▶ _Problem to solve_
Retype the lines from the first one in the records down to the line containing "const gridY = [300, 200, 0, -100, -200];", counting both, and leave out any pictures.

▶ _Code that draws figures_
==*==
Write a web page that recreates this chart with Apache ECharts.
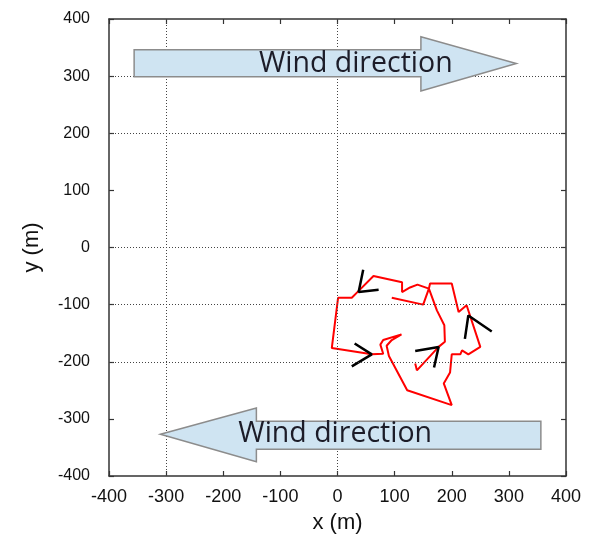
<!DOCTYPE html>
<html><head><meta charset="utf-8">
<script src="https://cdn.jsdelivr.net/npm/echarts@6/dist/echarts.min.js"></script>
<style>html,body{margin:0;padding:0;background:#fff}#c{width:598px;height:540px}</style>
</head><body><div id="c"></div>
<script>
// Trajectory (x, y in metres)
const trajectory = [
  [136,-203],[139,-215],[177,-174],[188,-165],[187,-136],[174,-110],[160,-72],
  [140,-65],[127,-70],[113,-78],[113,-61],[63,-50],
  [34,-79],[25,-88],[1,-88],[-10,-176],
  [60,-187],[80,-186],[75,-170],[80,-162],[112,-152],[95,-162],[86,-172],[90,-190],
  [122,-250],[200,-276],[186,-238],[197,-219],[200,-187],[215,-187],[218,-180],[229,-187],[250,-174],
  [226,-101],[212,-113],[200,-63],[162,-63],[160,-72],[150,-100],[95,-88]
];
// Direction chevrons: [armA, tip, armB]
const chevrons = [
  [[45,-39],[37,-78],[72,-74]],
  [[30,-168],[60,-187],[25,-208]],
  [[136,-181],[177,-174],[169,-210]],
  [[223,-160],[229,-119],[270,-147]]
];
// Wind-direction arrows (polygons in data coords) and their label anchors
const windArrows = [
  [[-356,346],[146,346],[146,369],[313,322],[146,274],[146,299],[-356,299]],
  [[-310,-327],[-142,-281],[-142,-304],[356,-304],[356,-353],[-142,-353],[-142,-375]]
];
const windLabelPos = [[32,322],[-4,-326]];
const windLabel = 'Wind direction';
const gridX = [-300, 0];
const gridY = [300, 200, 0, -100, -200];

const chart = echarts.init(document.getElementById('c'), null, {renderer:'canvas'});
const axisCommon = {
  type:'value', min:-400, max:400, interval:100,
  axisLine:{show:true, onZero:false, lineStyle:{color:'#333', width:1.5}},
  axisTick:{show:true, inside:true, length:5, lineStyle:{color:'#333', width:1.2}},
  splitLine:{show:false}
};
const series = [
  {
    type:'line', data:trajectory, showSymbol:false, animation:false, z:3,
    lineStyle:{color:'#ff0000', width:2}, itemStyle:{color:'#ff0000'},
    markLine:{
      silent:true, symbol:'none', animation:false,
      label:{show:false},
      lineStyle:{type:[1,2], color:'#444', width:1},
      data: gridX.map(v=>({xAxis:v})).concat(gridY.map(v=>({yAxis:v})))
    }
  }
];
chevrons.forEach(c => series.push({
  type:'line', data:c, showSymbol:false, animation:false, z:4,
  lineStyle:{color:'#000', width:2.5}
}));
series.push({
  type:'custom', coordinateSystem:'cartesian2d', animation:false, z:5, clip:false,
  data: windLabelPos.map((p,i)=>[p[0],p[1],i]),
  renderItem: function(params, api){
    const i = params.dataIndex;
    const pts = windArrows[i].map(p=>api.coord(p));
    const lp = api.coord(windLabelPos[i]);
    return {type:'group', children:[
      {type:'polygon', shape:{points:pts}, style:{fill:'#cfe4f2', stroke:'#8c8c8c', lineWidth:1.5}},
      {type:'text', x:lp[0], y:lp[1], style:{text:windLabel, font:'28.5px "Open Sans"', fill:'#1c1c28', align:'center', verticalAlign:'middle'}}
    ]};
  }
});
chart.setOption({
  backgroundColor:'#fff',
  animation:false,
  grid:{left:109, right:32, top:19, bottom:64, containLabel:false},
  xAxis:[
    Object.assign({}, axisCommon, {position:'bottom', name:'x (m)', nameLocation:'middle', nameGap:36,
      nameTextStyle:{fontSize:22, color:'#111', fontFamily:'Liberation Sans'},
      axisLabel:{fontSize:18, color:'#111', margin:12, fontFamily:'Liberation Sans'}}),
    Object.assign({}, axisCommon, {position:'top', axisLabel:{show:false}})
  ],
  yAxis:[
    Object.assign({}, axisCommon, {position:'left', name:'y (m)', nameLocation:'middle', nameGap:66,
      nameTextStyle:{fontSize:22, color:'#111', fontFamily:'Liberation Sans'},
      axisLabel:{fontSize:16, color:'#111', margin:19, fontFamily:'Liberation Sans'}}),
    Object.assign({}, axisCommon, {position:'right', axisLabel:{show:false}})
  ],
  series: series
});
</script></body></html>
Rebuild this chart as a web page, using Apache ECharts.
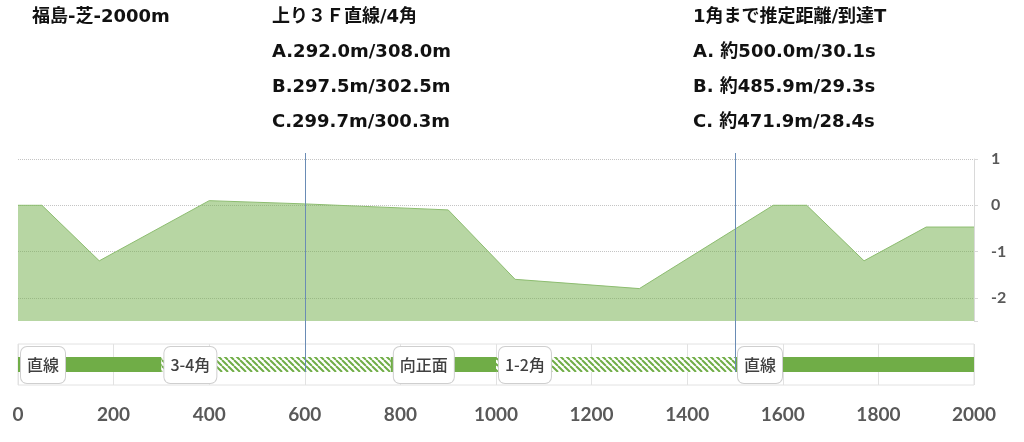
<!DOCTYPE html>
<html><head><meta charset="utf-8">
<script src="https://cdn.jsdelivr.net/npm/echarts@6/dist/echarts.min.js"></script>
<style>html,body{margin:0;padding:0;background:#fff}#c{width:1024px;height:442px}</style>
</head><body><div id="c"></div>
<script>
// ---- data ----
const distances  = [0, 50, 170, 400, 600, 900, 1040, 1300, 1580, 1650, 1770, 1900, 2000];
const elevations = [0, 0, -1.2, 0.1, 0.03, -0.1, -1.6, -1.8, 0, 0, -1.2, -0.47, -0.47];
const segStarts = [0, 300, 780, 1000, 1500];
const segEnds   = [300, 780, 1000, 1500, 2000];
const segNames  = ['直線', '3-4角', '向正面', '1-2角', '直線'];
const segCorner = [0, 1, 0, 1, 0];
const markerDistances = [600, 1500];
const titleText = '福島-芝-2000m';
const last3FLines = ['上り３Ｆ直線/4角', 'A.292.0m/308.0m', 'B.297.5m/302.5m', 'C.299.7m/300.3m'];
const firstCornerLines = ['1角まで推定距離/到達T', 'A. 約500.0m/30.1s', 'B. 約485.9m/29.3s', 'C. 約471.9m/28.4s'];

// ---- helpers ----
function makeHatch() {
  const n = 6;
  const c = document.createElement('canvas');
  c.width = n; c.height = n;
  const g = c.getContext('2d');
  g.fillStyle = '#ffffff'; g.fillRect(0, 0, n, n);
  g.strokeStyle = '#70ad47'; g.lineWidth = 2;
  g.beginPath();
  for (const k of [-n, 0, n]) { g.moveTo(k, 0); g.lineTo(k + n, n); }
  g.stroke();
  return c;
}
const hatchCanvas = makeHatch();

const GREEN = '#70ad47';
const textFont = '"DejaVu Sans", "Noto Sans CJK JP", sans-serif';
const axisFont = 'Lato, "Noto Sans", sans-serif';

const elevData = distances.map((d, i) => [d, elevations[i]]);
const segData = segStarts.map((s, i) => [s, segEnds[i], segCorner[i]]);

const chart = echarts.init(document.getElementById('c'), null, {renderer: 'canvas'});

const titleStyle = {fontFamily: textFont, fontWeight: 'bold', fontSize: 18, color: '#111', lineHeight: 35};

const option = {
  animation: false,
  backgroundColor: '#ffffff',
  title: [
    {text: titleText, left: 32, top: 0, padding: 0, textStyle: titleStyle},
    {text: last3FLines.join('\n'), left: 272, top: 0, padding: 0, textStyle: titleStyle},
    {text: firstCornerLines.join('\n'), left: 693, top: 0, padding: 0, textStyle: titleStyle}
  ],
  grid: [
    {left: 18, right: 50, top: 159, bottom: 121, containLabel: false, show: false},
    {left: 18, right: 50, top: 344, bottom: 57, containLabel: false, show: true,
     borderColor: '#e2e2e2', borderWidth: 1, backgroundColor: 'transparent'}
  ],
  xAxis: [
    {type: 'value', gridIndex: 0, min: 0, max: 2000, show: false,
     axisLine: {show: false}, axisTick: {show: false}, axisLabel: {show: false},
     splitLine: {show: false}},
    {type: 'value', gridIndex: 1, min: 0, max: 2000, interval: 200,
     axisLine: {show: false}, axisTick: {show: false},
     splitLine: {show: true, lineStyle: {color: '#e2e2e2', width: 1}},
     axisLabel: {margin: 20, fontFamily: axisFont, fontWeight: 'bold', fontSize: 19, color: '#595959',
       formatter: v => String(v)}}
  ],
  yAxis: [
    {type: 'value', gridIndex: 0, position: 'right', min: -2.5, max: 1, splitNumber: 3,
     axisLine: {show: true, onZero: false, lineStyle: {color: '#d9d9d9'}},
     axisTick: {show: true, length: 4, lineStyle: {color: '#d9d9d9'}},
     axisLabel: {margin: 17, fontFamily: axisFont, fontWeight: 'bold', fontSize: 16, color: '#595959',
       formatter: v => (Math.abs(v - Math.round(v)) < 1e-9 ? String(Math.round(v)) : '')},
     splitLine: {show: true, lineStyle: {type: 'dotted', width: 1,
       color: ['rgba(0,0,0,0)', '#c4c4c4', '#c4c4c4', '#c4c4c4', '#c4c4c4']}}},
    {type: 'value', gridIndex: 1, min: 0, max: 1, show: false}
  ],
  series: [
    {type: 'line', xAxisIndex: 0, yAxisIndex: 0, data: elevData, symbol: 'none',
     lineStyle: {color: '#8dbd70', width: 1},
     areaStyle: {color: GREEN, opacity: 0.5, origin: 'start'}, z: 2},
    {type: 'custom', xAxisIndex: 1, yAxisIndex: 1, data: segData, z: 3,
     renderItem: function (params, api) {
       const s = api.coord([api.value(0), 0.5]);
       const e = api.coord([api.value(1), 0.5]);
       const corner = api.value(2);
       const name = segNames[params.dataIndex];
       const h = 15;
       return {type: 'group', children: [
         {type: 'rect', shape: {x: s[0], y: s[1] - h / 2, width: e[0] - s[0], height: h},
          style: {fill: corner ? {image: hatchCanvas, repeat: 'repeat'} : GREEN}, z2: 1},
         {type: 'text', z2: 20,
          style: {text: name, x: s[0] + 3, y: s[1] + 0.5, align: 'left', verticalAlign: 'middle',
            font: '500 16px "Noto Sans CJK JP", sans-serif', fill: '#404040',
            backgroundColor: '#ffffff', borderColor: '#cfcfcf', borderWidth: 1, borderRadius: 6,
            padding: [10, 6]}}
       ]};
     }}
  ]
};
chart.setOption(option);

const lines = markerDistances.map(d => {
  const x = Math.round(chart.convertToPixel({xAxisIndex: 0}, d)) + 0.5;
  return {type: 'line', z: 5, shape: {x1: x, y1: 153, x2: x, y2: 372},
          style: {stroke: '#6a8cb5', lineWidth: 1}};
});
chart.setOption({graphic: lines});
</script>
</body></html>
==*==
▶ _Result for this exercise_
Write a web page that recreates this chart with Apache ECharts.
<!DOCTYPE html>
<html><head><meta charset="utf-8">
<script src="https://cdn.jsdelivr.net/npm/echarts@6/dist/echarts.min.js"></script>
<style>html,body{margin:0;padding:0;background:#fff}#c{width:598px;height:540px}</style>
</head><body><div id="c"></div>
<script>
// Trajectory (x, y in metres)
const trajectory = [
  [136,-203],[139,-215],[177,-174],[188,-165],[187,-136],[174,-110],[160,-72],
  [140,-65],[127,-70],[113,-78],[113,-61],[63,-50],
  [34,-79],[25,-88],[1,-88],[-10,-176],
  [60,-187],[80,-186],[75,-170],[80,-162],[112,-152],[95,-162],[86,-172],[90,-190],
  [122,-250],[200,-276],[186,-238],[197,-219],[200,-187],[215,-187],[218,-180],[229,-187],[250,-174],
  [226,-101],[212,-113],[200,-63],[162,-63],[160,-72],[150,-100],[95,-88]
];
// Direction chevrons: [armA, tip, armB]
const chevrons = [
  [[45,-39],[37,-78],[72,-74]],
  [[30,-168],[60,-187],[25,-208]],
  [[136,-181],[177,-174],[169,-210]],
  [[223,-160],[229,-119],[270,-147]]
];
// Wind-direction arrows (polygons in data coords) and their label anchors
const windArrows = [
  [[-356,346],[146,346],[146,369],[313,322],[146,274],[146,299],[-356,299]],
  [[-310,-327],[-142,-281],[-142,-304],[356,-304],[356,-353],[-142,-353],[-142,-375]]
];
const windLabelPos = [[32,322],[-4,-326]];
const windLabel = 'Wind direction';
const gridX = [-300, 0];
const gridY = [300, 200, 0, -100, -200];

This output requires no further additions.